• AIM
Extract the first line through the line containing "import matplotlib.pyplot as plt" from the listing below, exactly as written.

▬▬▬▬▬▬

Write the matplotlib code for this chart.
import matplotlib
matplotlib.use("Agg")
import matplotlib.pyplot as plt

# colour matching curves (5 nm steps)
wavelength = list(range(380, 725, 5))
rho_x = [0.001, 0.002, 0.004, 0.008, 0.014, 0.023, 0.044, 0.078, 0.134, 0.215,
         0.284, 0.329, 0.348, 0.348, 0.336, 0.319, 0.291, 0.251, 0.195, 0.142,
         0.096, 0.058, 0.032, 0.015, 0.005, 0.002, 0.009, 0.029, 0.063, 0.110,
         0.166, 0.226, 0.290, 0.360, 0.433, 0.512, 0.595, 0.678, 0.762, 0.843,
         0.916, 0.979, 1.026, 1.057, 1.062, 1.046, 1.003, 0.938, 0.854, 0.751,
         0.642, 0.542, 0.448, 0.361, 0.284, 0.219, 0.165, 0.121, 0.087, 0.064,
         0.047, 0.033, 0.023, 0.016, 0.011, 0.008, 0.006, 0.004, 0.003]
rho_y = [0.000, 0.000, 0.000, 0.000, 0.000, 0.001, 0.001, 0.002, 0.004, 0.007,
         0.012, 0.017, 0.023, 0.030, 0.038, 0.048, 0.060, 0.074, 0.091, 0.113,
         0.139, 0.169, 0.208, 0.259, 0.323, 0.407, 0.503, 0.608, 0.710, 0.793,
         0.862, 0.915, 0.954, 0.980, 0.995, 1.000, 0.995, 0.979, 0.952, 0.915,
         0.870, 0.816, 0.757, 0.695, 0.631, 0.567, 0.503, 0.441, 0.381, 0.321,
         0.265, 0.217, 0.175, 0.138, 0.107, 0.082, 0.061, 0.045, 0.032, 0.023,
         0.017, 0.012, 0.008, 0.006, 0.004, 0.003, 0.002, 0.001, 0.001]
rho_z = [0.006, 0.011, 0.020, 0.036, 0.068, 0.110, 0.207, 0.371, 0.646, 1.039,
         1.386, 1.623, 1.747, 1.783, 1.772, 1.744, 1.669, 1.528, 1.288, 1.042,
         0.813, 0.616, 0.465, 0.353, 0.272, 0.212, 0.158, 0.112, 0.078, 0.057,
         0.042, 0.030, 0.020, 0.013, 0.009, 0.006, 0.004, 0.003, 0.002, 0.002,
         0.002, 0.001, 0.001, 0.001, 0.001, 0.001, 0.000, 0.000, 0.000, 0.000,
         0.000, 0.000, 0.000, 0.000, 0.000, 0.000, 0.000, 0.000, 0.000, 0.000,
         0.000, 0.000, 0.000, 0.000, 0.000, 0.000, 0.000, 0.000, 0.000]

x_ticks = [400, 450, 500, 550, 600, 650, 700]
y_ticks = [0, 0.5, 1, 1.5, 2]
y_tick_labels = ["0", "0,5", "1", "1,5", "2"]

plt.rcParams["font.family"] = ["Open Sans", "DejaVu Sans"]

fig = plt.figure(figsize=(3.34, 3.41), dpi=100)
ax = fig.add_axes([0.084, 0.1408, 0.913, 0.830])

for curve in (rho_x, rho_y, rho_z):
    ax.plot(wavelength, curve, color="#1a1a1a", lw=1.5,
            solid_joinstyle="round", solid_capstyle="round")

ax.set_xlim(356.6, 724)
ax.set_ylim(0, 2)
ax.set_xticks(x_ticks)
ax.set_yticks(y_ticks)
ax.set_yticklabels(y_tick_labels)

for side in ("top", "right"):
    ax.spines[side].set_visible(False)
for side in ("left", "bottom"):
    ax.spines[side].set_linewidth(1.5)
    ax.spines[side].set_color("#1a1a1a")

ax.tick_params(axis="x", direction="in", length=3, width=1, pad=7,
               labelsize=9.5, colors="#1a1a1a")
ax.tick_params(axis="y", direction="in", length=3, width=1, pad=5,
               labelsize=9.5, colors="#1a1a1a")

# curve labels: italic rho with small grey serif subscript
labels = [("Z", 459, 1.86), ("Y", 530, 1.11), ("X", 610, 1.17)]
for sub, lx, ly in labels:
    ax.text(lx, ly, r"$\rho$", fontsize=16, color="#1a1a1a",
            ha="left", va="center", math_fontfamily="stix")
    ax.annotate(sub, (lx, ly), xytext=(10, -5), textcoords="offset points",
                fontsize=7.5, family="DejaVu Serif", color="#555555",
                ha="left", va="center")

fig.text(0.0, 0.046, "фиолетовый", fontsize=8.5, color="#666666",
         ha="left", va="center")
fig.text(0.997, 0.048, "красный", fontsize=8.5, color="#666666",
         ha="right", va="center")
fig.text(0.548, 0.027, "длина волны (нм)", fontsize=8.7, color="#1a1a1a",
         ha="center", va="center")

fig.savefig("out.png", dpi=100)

▬▬▬▬▬▬

• ANSWER FOR THIS EXERCISE
Write the matplotlib code for this chart.
import matplotlib
matplotlib.use("Agg")
import matplotlib.pyplot as plt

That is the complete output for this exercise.